THE TASK
Copy out the listing that follows, exact in every word, and skip the images.
***** RECORDS SHOWN *****
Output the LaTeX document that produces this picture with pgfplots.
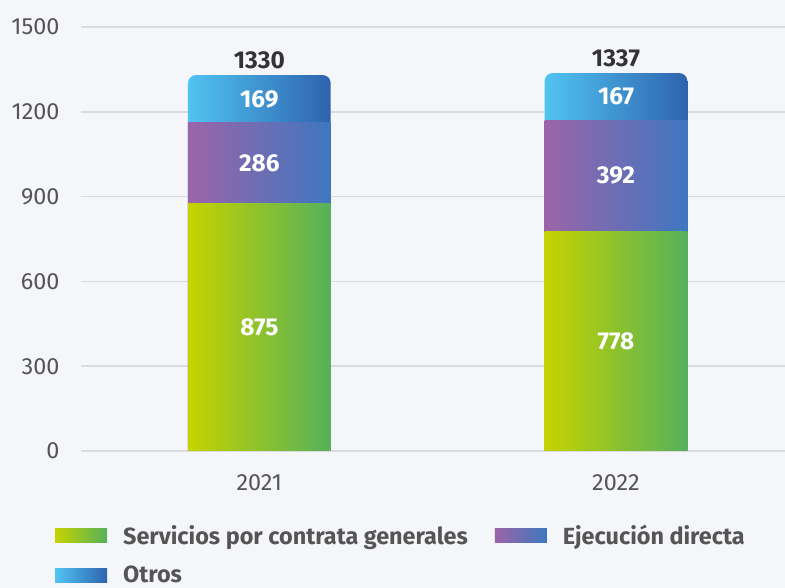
\documentclass[border=0pt]{standalone}
\usepackage{pgfplots}
\pgfplotsset{compat=1.18}
\usepackage{fontspec}
\setmainfont{Fira Sans}
\definecolor{bg}{HTML}{F5F6F9}
\definecolor{gridc}{HTML}{DADBDE}
\definecolor{tickc}{HTML}{555555}
\definecolor{darkc}{HTML}{333333}
\definecolor{gL}{HTML}{C6D300}
\definecolor{gR}{HTML}{55B15B}
\definecolor{pL}{HTML}{9C64A8}
\definecolor{pR}{HTML}{3E77C0}
\definecolor{bL}{HTML}{50C4F2}
\definecolor{bR}{HTML}{2E63AE}
\pgfplotsset{
  gradlegend/.style={legend image code/.code={\path[##1] (0bp,-7bp) rectangle (52bp,7bp);}},
  mybar/.style={ybar, bar width=0.4, bar shift=0pt, draw=none, forget plot},
  greenbar/.style={mybar, left color=gL, right color=gR},
  purplebar/.style={mybar, left color=pL, right color=pR},
  bluebar/.style={mybar, left color=bL, right color=bR, rounded corners=8bp},
}
\pgfplotstableread{
x y lab
0 437.5 875
0 1018 286
0 1245.5 169
1 389 778
1 974 392
1 1253.5 167
}\inlabels
\pgfplotstableread{
x y lab
0 1330 1330
1 1337 1337
}\totlabels
\begin{document}
\begin{tikzpicture}
\useasboundingbox (0,0) rectangle (785bp,588bp);
\fill[bg] (0,0) rectangle (785bp,588bp);
\begin{axis}[
  at={(81bp,137bp)}, anchor=south west, scale only axis,
  width=704bp, height=424bp,
  xmin=-0.5, xmax=1.474, ymin=0, ymax=1500,
  xtick={0,1}, xticklabels={2021,2022},
  ytick={0,300,...,1500},
  axis line style={draw=none}, tick style={draw=none},
  ymajorgrids, grid style={gridc, line width=1.6bp},
  /pgf/number format/assume math mode=true,
  /pgf/number format/1000 sep={},
  tick label style={font=\fontsize{23.5}{27}\selectfont, text=tickc},
  yticklabel style={anchor=east, xshift=-18bp},
  xticklabel style={anchor=north, yshift=-20bp},
  legend columns=2,
  legend cell align=left,
  legend style={at={(axis description cs:-0.037,-0.17)}, anchor=north west,
    draw=none, fill=none, inner sep=0pt, row sep=16bp,
    font=\bfseries\fontsize{23.5}{27}\selectfont, text=tickc,
    /tikz/every odd column/.append style={column sep=14bp},
    /tikz/every even column/.append style={column sep=25bp}},
]
% Otros (top segment, drawn first so that lower segments cover it)
\addplot[bluebar] coordinates {(0,1330)};
\addplot[bluebar] coordinates {(1,1337)};
% Ejecucion directa
\addplot[purplebar] coordinates {(0,1161)};
\addplot[purplebar] coordinates {(1,1170)};
% Servicios por contrata generales
\addplot[greenbar] coordinates {(0,875)};
\addplot[greenbar] coordinates {(1,778)};
\addplot[draw=none, mark=none, forget plot, nodes near coords, point meta=explicit symbolic,
  nodes near coords style={anchor=center, text=white, font=\bfseries\fontsize{24.5}{28}\selectfont}]
  table[x=x, y=y, meta=lab] {\inlabels};
\addplot[draw=none, mark=none, forget plot, nodes near coords, point meta=explicit symbolic,
  nodes near coords style={anchor=south, yshift=2.5bp, text=darkc, font=\bfseries\fontsize{24.5}{28}\selectfont}]
  table[x=x, y=y, meta=lab] {\totlabels};
\addlegendimage{gradlegend, left color=gL, right color=gR, draw=none}
\addlegendentry{Servicios por contrata generales}
\addlegendimage{gradlegend, left color=pL, right color=pR, draw=none}
\addlegendentry{Ejecución directa}
\addlegendimage{gradlegend, left color=bL, right color=bR, draw=none}
\addlegendentry{Otros}
\end{axis}
\end{tikzpicture}
\end{document}
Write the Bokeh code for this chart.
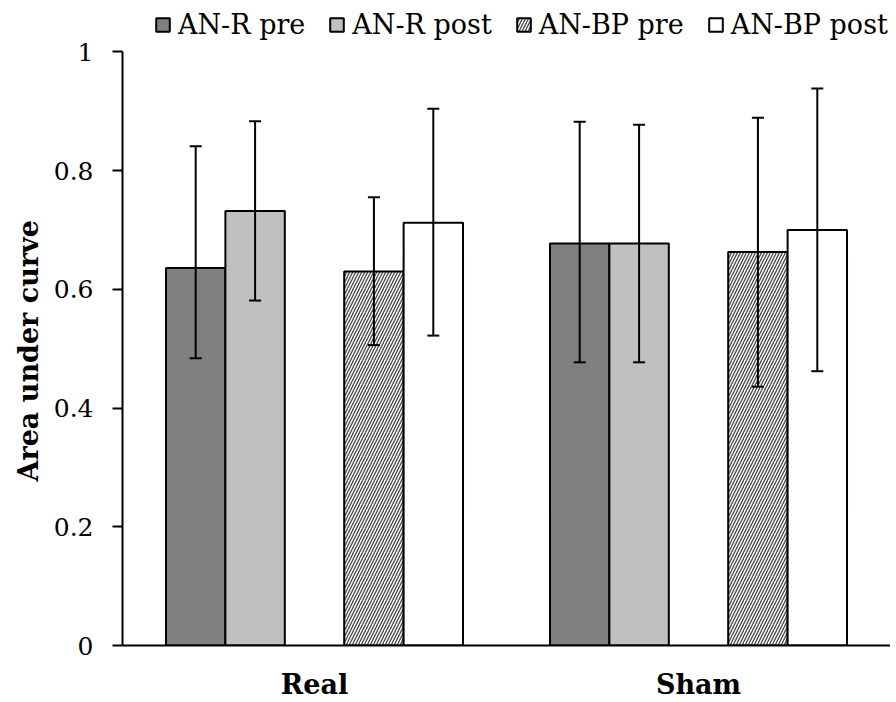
*****
ANSWER TO THIS EXERCISE
Output the LaTeX document that produces this picture with pgfplots.
\documentclass[border=0pt]{standalone}
\usepackage{pgfplots}
\pgfplotsset{compat=1.18}
\usepackage{fontspec}
\setmainfont{Fira Sans}
\definecolor{bg}{HTML}{F5F6F9}
\definecolor{gridc}{HTML}{DADBDE}
\definecolor{tickc}{HTML}{555555}
\definecolor{darkc}{HTML}{333333}
\definecolor{gL}{HTML}{C6D300}
\definecolor{gR}{HTML}{55B15B}
\definecolor{pL}{HTML}{9C64A8}
\definecolor{pR}{HTML}{3E77C0}
\definecolor{bL}{HTML}{50C4F2}
\definecolor{bR}{HTML}{2E63AE}
\pgfplotsset{
  gradlegend/.style={legend image code/.code={\path[##1] (0bp,-7bp) rectangle (52bp,7bp);}},
  mybar/.style={ybar, bar width=0.4, bar shift=0pt, draw=none, forget plot},
  greenbar/.style={mybar, left color=gL, right color=gR},
  purplebar/.style={mybar, left color=pL, right color=pR},
  bluebar/.style={mybar, left color=bL, right color=bR, rounded corners=8bp},
}
\pgfplotstableread{
x y lab
0 437.5 875
0 1018 286
0 1245.5 169
1 389 778
1 974 392
1 1253.5 167
}\inlabels
\pgfplotstableread{
x y lab
0 1330 1330
1 1337 1337
}\totlabels
\begin{document}
\begin{tikzpicture}
\useasboundingbox (0,0) rectangle (785bp,588bp);
\fill[bg] (0,0) rectangle (785bp,588bp);
\begin{axis}[
  at={(81bp,137bp)}, anchor=south west, scale only axis,
  width=704bp, height=424bp,
  xmin=-0.5, xmax=1.474, ymin=0, ymax=1500,
  xtick={0,1}, xticklabels={2021,2022},
  ytick={0,300,...,1500},
  axis line style={draw=none}, tick style={draw=none},
  ymajorgrids, grid style={gridc, line width=1.6bp},
  /pgf/number format/assume math mode=true,
  /pgf/number format/1000 sep={},
  tick label style={font=\fontsize{23.5}{27}\selectfont, text=tickc},
  yticklabel style={anchor=east, xshift=-18bp},
  xticklabel style={anchor=north, yshift=-20bp},
  legend columns=2,
  legend cell align=left,
  legend style={at={(axis description cs:-0.037,-0.17)}, anchor=north west,
    draw=none, fill=none, inner sep=0pt, row sep=16bp,
    font=\bfseries\fontsize{23.5}{27}\selectfont, text=tickc,
    /tikz/every odd column/.append style={column sep=14bp},
    /tikz/every even column/.append style={column sep=25bp}},
]
% Otros (top segment, drawn first so that lower segments cover it)
\addplot[bluebar] coordinates {(0,1330)};
\addplot[bluebar] coordinates {(1,1337)};
% Ejecucion directa
\addplot[purplebar] coordinates {(0,1161)};
\addplot[purplebar] coordinates {(1,1170)};
% Servicios por contrata generales
\addplot[greenbar] coordinates {(0,875)};
\addplot[greenbar] coordinates {(1,778)};
\addplot[draw=none, mark=none, forget plot, nodes near coords, point meta=explicit symbolic,
  nodes near coords style={anchor=center, text=white, font=\bfseries\fontsize{24.5}{28}\selectfont}]
  table[x=x, y=y, meta=lab] {\inlabels};
\addplot[draw=none, mark=none, forget plot, nodes near coords, point meta=explicit symbolic,
  nodes near coords style={anchor=south, yshift=2.5bp, text=darkc, font=\bfseries\fontsize{24.5}{28}\selectfont}]
  table[x=x, y=y, meta=lab] {\totlabels};
\addlegendimage{gradlegend, left color=gL, right color=gR, draw=none}
\addlegendentry{Servicios por contrata generales}
\addlegendimage{gradlegend, left color=pL, right color=pR, draw=none}
\addlegendentry{Ejecución directa}
\addlegendimage{gradlegend, left color=bL, right color=bR, draw=none}
\addlegendentry{Otros}
\end{axis}
\end{tikzpicture}
\end{document}
Write the Bokeh code for this chart.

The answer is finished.